The holidays are upon us—want to not only stay sane, but enjoy them?
Maybe you are already one of those people who breezes easily from Thanksgiving to New Years Day humming happily and surprising friends with gifts and strangers with acts of kindness. Maybe you dread this routine-interrupting, be-sure-you-play-nice time of year. Whichever camp you fall into, one thing is for sure—this time of year is busy!
Last year, I offered some stress-reducing tips for this time of year. This year, I’d like to offer you some ideas to help you feel less busy (even if you are). Did you know that some of the busiest people feel and act like they have all the time in the world because they engage in a few simple practices? They have an almost supernatural ability to slow time down, which is what most of us really crave this time of year.
Think about it. Before modern life put us on the fast track, winter was a time to move indoors and watch the snow fall next to a crackling fire. It was a time to spruce up the house, make pretty things for family members, prepare food for the long months ahead, tell stories, play music, and connect with loved ones.
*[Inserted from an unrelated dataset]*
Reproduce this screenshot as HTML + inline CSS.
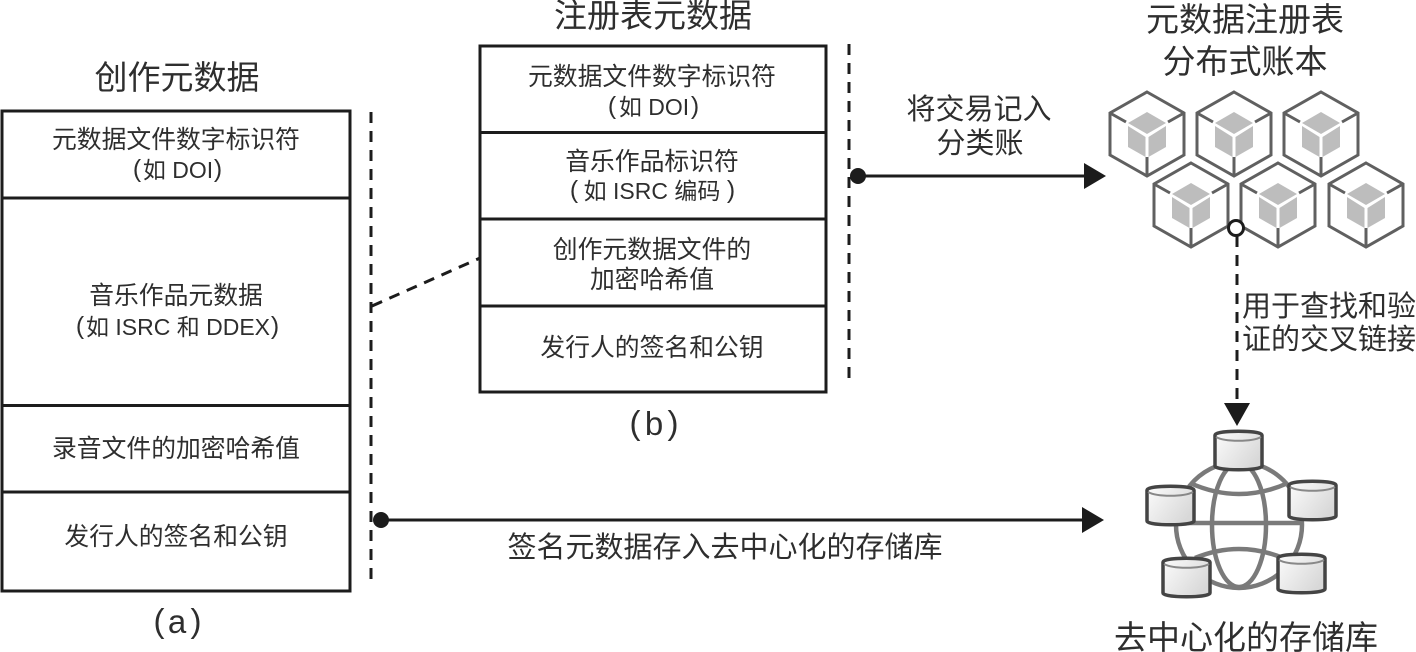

So while we can’t play pioneer all winter and still expect to pay our bills, we can still find time for special moments this time of year. Here is how the busy people make it look effortless:
Make time for the important things
Decide what is and is not important to you. Are you doing things you hate out of obligation? (And I’m not talking about a bad job—that is an entirely different topic that only a career counselor should tackle.) I’m talking about a family tradition that stresses you out. Do you have grown kids you would love to spend time with, but you never really enjoyed cooking the big holiday meal? Offer to teach them the family recipes they look forward to each year and do it at their home. Not only can you start a new tradition that makes your life easier, you give the gift of passing on family history and the blessing that you trust your kids with this important part of the holidays.
Speaking of grown kids—are you still giving them stockings each year? Have you taken over the stockings for their kids, too? It’s okay to hand that one over now. When your kids were little, it was a joy to find little toys they would love and their favorite candy. To stay up late drinking hot cocoa (or something a little more adult). But I’m willing to guess as the years have gone by, the cost of those stuffing items have increased, and if you are doing the grandkids’, too, would it help to realign your holiday budget and buy back time if you gave the gift of stuffing stockings to the parents?
What about the holiday parties and events you either throw or attend? Are they energizing and fun, or at some point do you start to feel exhausted? Listen to those feelings and choose only the ones that bring you up and say no to the ones that drain you. You don’t have to fill your calendar this season. Leave some downtime for yourself.
Make the important things memorable
One of the secrets to bending time is to enjoy the memories as you are making them. This may sound like an impossible feat for parents of small children and teenagers, but ask any grandparent—you won’t remember the meltdowns, you’ll remember how they melted your heart. So hang in there, you’re doing great!
So how can you be present this time of year when it seems to be hurtling towards the new year at light-speed? A few things really busy people do to make a moment memorable is to tell the people they are with what a good time they are having. Anticipate the emotions you will have before an event you know will happen, and relive the memories soon after the event. Keep your memories in a mental “treasure chest,” and mentally take them out often or share them with a loved one. Have you ever shared the story of the first time you met a baby with the child they have become? Watch their faces glow with pleasure. It makes you both feel wonderful.
Let go of expectations. Even if you have been anticipating a really great time, and it turns out to not be so great, it’s okay. Busy people are good at letting things go. Your toddler decided to have a DEFCON 1 tantrum in the middle of Christmas dinner at your very proper in-laws’ house? Do what you need to do to deal with it and ignore the stares and advice of everyone there. You may be judging yourself more harshly than they are. And if not, better luck next year, when you can all laugh about it.
And lastly, if you don’t already have a gratitude practice, now is a good time to start one. Recalling what is going well in your life every day has tremendous benefits. You can do it solo or involve your family. There are lots of ways to do it: use a journal, make a box or jar to slip pieces of paper into, or simply say it aloud. You can use any phrasing you like, “I am grateful for…” “I appreciate…” “It means a lot to me that…” If you write these things down, consider writing them down for your loved ones. Give you spouse a card with all of the things you have thought of over the last few months that you love about them. Watch him or her tear up and get ready for the hug. Best. Gift. Ever. Having trouble coming up with something to feel gratitude for? Here’s some help–especially for the cynics among us.
And your gratitude doesn’t have to be big or compare to anyone else’s suffering. Just because you enjoy a meal, doesn’t mean you have to feel guilty that not everyone around the world does. That defeats boosting your mood when you aren’t in a position to do anything about those less fortunate than you. Appreciate what you have and the beauty around you, and you will find you are calmer, have more energy, and yes, a feel like you have all the time in the world.
Wishing you a bountiful Thanksgiving and warm, memorable holiday season!